On your left, look for a broad complex of pale stone and glass in clean modern blocks, with older masonry buildings folded into the frontage like an older chapter left visible inside a newer cover.
Here in the Lower Town, right by the Saint Lawrence, Quebec gives itself a rather ambitious assignment: not just to keep the past, but to keep arguing with it.
The government created the Musée de la civilisation on the nineteenth of December, nineteen eighty-four, and only opened it to the public on the nineteenth of October, nineteen eighty-eight, after four years of work. That delay matters. Quebec decided this place should have a major public role before the doors even opened. Very confident behavior for a museum that still had to figure out what, exactly, it wanted to say.
Guy Doré, the first director, helped bring the institution into being. Then Roland Arpin stepped in during nineteen eighty-seven and had to rethink almost everything, because the exhibition plan had never really been nailed down. Instead of sinking the project, that last-minute overhaul became part of its legend. Museum historians often point to Arpin’s method as a model, the rare case where a major rethink still kept the project afloat.
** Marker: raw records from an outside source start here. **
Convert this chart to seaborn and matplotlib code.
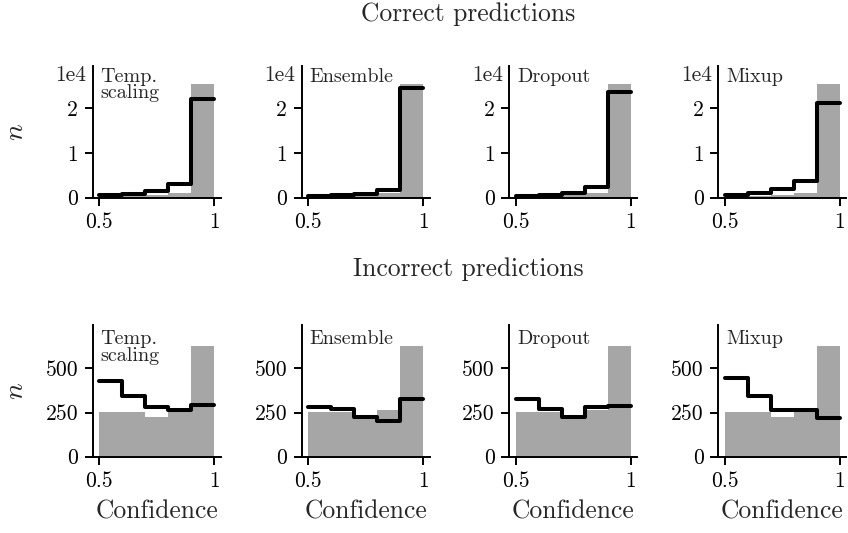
import numpy as np
import pandas as pd
import matplotlib
matplotlib.use("Agg")
import matplotlib.pyplot as plt
import seaborn as sns

# ---- data ----
bin_edges = [0.5, 0.6, 0.7, 0.8, 0.9, 1.0]
methods = ["Temp.\nscaling", "Ensemble", "Dropout", "Mixup"]

correct_reference = [200, 400, 700, 1000, 25400]
incorrect_reference = [255, 255, 225, 265, 625]

correct_temp = [500, 800, 1500, 3000, 22000]
correct_ensemble = [400, 600, 900, 1700, 24600]
correct_dropout = [400, 600, 1100, 2500, 23700]
correct_mixup = [600, 1100, 1900, 3700, 21100]

incorrect_temp = [427, 344, 282, 264, 293]
incorrect_ensemble = [282, 269, 224, 203, 327]
incorrect_dropout = [325, 269, 226, 279, 286]
incorrect_mixup = [444, 342, 267, 267, 218]

x_ticks = [0.5, 1.0]
x_tick_labels = ["0.5", "1"]
correct_yticks = [0, 10000, 20000]
correct_ytick_labels = ["0", "1", "2"]
incorrect_yticks = [0, 250, 500]
incorrect_ytick_labels = ["0", "250", "500"]

correct_rows = [correct_temp, correct_ensemble, correct_dropout, correct_mixup]
incorrect_rows = [incorrect_temp, incorrect_ensemble, incorrect_dropout, incorrect_mixup]

# ---- style ----
sns.set_style("ticks")
plt.rcParams["font.family"] = ["cmr10", "DejaVu Serif"]
plt.rcParams["mathtext.fontset"] = "cm"
plt.rcParams["axes.formatter.use_mathtext"] = False
plt.rcParams["axes.unicode_minus"] = False
plt.rcParams["axes.linewidth"] = 1.4
plt.rcParams["xtick.major.width"] = 1.4
plt.rcParams["ytick.major.width"] = 1.4
plt.rcParams["xtick.major.size"] = 5.5
plt.rcParams["ytick.major.size"] = 5.5
plt.rcParams["xtick.major.pad"] = 5
plt.rcParams["ytick.major.pad"] = 5
plt.rcParams["axes.edgecolor"] = "black"
plt.rcParams["xtick.color"] = "black"
plt.rcParams["ytick.color"] = "black"

W, H = 848, 533
fig = plt.figure(figsize=(W / 100, H / 100), dpi=100)

lefts_px = [92.7, 301.7, 509.3, 718.3]
width_px = 128
rows = [
    dict(bottom=197.7, top=65.7, ref=correct_reference, data=correct_rows,
         ylim=(0, 29500), yticks=correct_yticks, ylabels=correct_ytick_labels, offset=True,
         xlabel=False),
    dict(bottom=456.7, top=325.0, ref=incorrect_reference, data=incorrect_rows,
         ylim=(0, 745), yticks=incorrect_yticks, ylabels=incorrect_ytick_labels, offset=False,
         xlabel=True),
]

gray = "#a6a6a6"
centers = [(a + b) / 2 for a, b in zip(bin_edges[:-1], bin_edges[1:])]

for row in rows:
    for i, (left, method, vals) in enumerate(zip(lefts_px, methods, row["data"])):
        ax = fig.add_axes([left / W, 1 - row["bottom"] / H, width_px / W,
                           (row["bottom"] - row["top"]) / H])
        df_ref = pd.DataFrame({"conf": centers, "n": row["ref"]})
        df_m = pd.DataFrame({"conf": centers, "n": vals})
        sns.histplot(data=df_ref, x="conf", weights="n", bins=bin_edges, ax=ax,
                     color=gray, alpha=1, linewidth=0, edgecolor="none", element="bars")
        sns.histplot(data=df_m, x="conf", weights="n", bins=bin_edges, ax=ax,
                     element="step", fill=False, color="black", linewidth=2.9)
        ax.set_xlim(0.471, 1.028)
        ax.set_ylim(*row["ylim"])
        ax.set_xticks(x_ticks)
        ax.set_xticklabels(x_tick_labels, fontsize=15.5)
        ax.set_yticks(row["yticks"])
        ax.set_yticklabels(row["ylabels"], fontsize=15.5)
        sns.despine(ax=ax)
        ax.text(0.06, 0.985 if row["offset"] else 0.96, method, transform=ax.transAxes,
                ha="left", va="top", fontsize=14.5, linespacing=0.9)
        if row["offset"]:
            ax.text(-0.05, 1.0, "1e4", transform=ax.transAxes, ha="right", va="top",
                    fontsize=15.5)
        if i == 0:
            ax.set_ylabel("$n$", fontsize=20)
            ax.yaxis.set_label_coords(-0.50, 0.5)
        else:
            ax.set_ylabel("")
        if row["xlabel"]:
            ax.set_xlabel("Confidence", fontsize=18.4)
            ax.xaxis.set_label_coords(0.5, -0.33)
        else:
            ax.set_xlabel("")

cx = (92.7 + 844) / 2 / W
fig.text(cx, 1 - 20.7 / H, "Correct predictions", ha="center", va="baseline", fontsize=18.4)
fig.text(cx, 1 - 275.7 / H, "Incorrect predictions", ha="center", va="baseline", fontsize=18.4)

fig.savefig("out.png", dpi=100)
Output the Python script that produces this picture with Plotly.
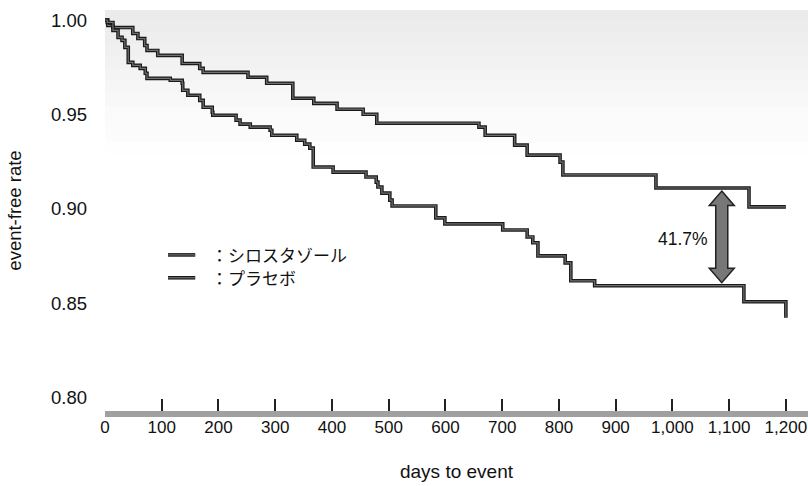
import plotly.graph_objects as go

# Kaplan–Meier estimates: days since randomisation and event-free rate
cilostazol_days = [0, 5, 14, 49, 58, 70, 74, 93, 136, 167, 173, 252, 285, 331, 368,
                   409, 455, 479, 659, 670, 722, 744, 802, 807, 971, 1135, 1200]
cilostazol_rate = [1.0, 0.9971, 0.9960, 0.9929, 0.9902, 0.9865, 0.9839, 0.9813, 0.9770,
                   0.9744, 0.9723, 0.9697, 0.9665, 0.9586, 0.9559, 0.9528, 0.9501, 0.9454,
                   0.9433, 0.9390, 0.9338, 0.9285, 0.9248, 0.9180, 0.9111, 0.9011, 0.9011]

placebo_days = [0, 4, 14, 23, 30, 35, 41, 49, 62, 71, 74, 115, 136, 137, 146, 167, 173,
                189, 190, 231, 238, 256, 291, 294, 338, 352, 361, 367, 402, 460, 478, 481,
                488, 502, 506, 583, 599, 701, 744, 754, 763, 811, 821, 863, 1126, 1200]
placebo_rate = [1.0, 0.9987, 0.9945, 0.9908, 0.9892, 0.9855, 0.9776, 0.9760, 0.9744,
                0.9718, 0.9691, 0.9681, 0.9665, 0.9628, 0.9602, 0.9575, 0.9538, 0.9512,
                0.9496, 0.9470, 0.9449, 0.9433, 0.9417, 0.9390, 0.9364, 0.9343, 0.9322,
                0.9222, 0.9195, 0.9169, 0.9142, 0.9116, 0.9084, 0.9047, 0.9016, 0.8953,
                0.8921, 0.8889, 0.8852, 0.8821, 0.8752, 0.8715, 0.8620, 0.8594, 0.8509,
                0.8425]

series_names = ["シロスタゾール", "プラセボ"]
x_ticks = [0, 100, 200, 300, 400, 500, 600, 700, 800, 900, 1000, 1100, 1200]
x_tick_text = ["0", "100", "200", "300", "400", "500", "600", "700", "800", "900",
               "1,000", "1,100", "1,200"]
y_ticks = [0.80, 0.85, 0.90, 0.95, 1.00]
reduction_label = "41.7%"
reduction_day = 1087

OUTLINE = "#1a1a1a"
INNER = "#707070"


def rate_at(days, rates, day):
    """Step-function lookup of the survival estimate at a given day."""
    value = rates[0]
    for d, r in zip(days, rates):
        if d <= day:
            value = r
    return value


fig = go.Figure()

# each curve: dark outline with a grey core
for days, rates, name in [(cilostazol_days, cilostazol_rate, series_names[0]),
                          (placebo_days, placebo_rate, series_names[1])]:
    fig.add_trace(go.Scatter(x=days, y=rates, mode="lines", line_shape="hv",
                             line=dict(color=OUTLINE, width=3.6), name=name,
                             showlegend=False, hoverinfo="skip"))
    fig.add_trace(go.Scatter(x=days, y=rates, mode="lines", line_shape="hv",
                             line=dict(color=INNER, width=1.2), name=name,
                             showlegend=False))

shapes = []

# faint print haze across the top of the panel, fading downward
haze_top, haze_step, haze_levels = 1.0065, 0.0065, [0.08, 0.075, 0.066, 0.058, 0.05,
                                                    0.042, 0.035, 0.028, 0.021, 0.015,
                                                    0.01, 0.005]
for i, a in enumerate(haze_levels):
    y1 = haze_top - i * haze_step
    shapes.append(dict(type="rect", xref="x", yref="y", x0=-8, x1=1240,
                       y0=y1 - haze_step, y1=y1,
                       fillcolor=f"rgba(0,0,0,{a})", line=dict(width=0), layer="below"))

# double-headed arrow between the two curves
upper = rate_at(cilostazol_days, cilostazol_rate, reduction_day) - 0.0016
lower = rate_at(placebo_days, placebo_rate, reduction_day) + 0.0016
sw, hw, hl = 10.6, 22.0, 0.0076
x = reduction_day
pts = [(x, upper), (x + hw, upper - hl), (x + sw, upper - hl), (x + sw, lower + hl),
       (x + hw, lower + hl), (x, lower), (x - hw, lower + hl), (x - sw, lower + hl),
       (x - sw, upper - hl), (x - hw, upper - hl)]
path = "M " + " L ".join(f"{px},{py}" for px, py in pts) + " Z"
shapes.append(dict(type="path", xref="x", yref="y", path=path, fillcolor="#777777",
                   line=dict(color="#222222", width=1.5)))

# legend keys
for ky in (0.8757, 0.8636):
    shapes.append(dict(type="line", xref="x", yref="y", x0=111, x1=159, y0=ky, y1=ky,
                       line=dict(color=OUTLINE, width=3.6)))
    shapes.append(dict(type="line", xref="x", yref="y", x0=111, x1=159, y0=ky, y1=ky,
                       line=dict(color=INNER, width=1.2)))

annotations = [
    dict(x=183, y=0.8757, xref="x", yref="y", text="：" + series_names[0],
         showarrow=False, xanchor="left", yanchor="middle",
         font=dict(family="Noto Sans CJK JP", size=17, color="#111111")),
    dict(x=183, y=0.8636, xref="x", yref="y", text="：" + series_names[1],
         showarrow=False, xanchor="left", yanchor="middle",
         font=dict(family="Noto Sans CJK JP", size=17, color="#111111")),
    dict(x=1018, y=0.8842, xref="x", yref="y", text=reduction_label, showarrow=False,
         xanchor="center", yanchor="middle",
         font=dict(family="Liberation Sans", size=17.5, color="#111111")),
]

fig.update_layout(
    width=808, height=486,
    margin=dict(l=105, r=0, t=10, b=75),
    paper_bgcolor="white", plot_bgcolor="white",
    font=dict(family="Liberation Sans", color="#111111"),
    shapes=shapes, annotations=annotations,
    xaxis=dict(range=[0, 1239], tickmode="array", tickvals=x_ticks, ticktext=x_tick_text,
               ticks="inside", ticklen=12, tickwidth=1.5, tickcolor="#222222",
               showline=True, linecolor="#a0a0a0", linewidth=6, showgrid=False,
               zeroline=False, tickfont=dict(size=17), ticklabelstandoff=-4,
               title=dict(text="days to event", font=dict(size=19), standoff=30)),
    yaxis=dict(range=[0.7931, 1.0053], tickmode="array", tickvals=y_ticks,
               tickformat=".2f", ticks="", showline=False, showgrid=False,
               zeroline=False, tickfont=dict(size=18.5), ticklabelstandoff=17,
               title=dict(text="event-free rate", font=dict(size=18.5), standoff=24)),
)

fig.write_html("out.html")
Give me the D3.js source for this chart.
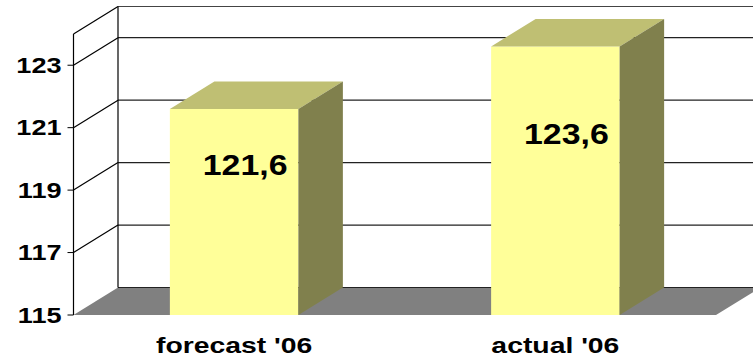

The building itself tells the same story. Architect Moshe Safdie designed the complex, but he did not wipe the site clean and start fresh like a man erasing a chalkboard. He stitched modern museum spaces to older buildings on rue Saint-Pierre, including the former Bank of Quebec, the Maison Guillaume-Estèbe, and the vaulted cellars of the Pagé-Quercy house. If you glance at the wider image on your screen, you can see that patchwork clearly: this is a cultural complex, not a single polite box.

Guillaume Estèbe is one of the people still quietly present here. He built his house in seventeen fifty-one, back when this part of the city worked as a busy port district. During rescue archaeology in nineteen eighty-five, workers digging in Estèbe’s courtyard made a startling find: a French Regime barque, a small working boat used to move goods from larger ships. It had been buried around Estèbe’s time and survived because air never reached the wood. Today that boat sits inside as a blunt, beautiful reminder that before this was a museum, it was a waterfront of labor, trade, and mud underfoot. If you open one of the interior images, you get a sense of how the museum frames objects like that not as trophies, but as witnesses.

And that is really this place’s gift. Its permanent exhibitions do not offer one official portrait of Quebec. Le Québec, autrement dit explores the province through different points of view. C’est notre histoire, created in close collaboration with the eleven First Nations of Quebec and with more than eight hundred participants, makes room for upheaval, healing, decolonization - meaning reclaiming history from colonial control - and future dreams. That is a living museum, not a mausoleum.
Even the building keeps adapting. Because its hard mineral surfaces held too much heat, the museum later added a green community roof, a practical little correction that says a lot: identity here is not preserved under glass and left alone.
So this feels like the right place to end. Across Quebec City, stone, stairs, walls, and squares tried to fix memory in place. Here, memory stays in motion... and the city keeps revising itself without entirely letting go of what came before. Not bad for a final stop.
If you want to go inside, the museum is usually closed on Monday and open from ten in the morning to five in the afternoon from Tuesday through Sunday.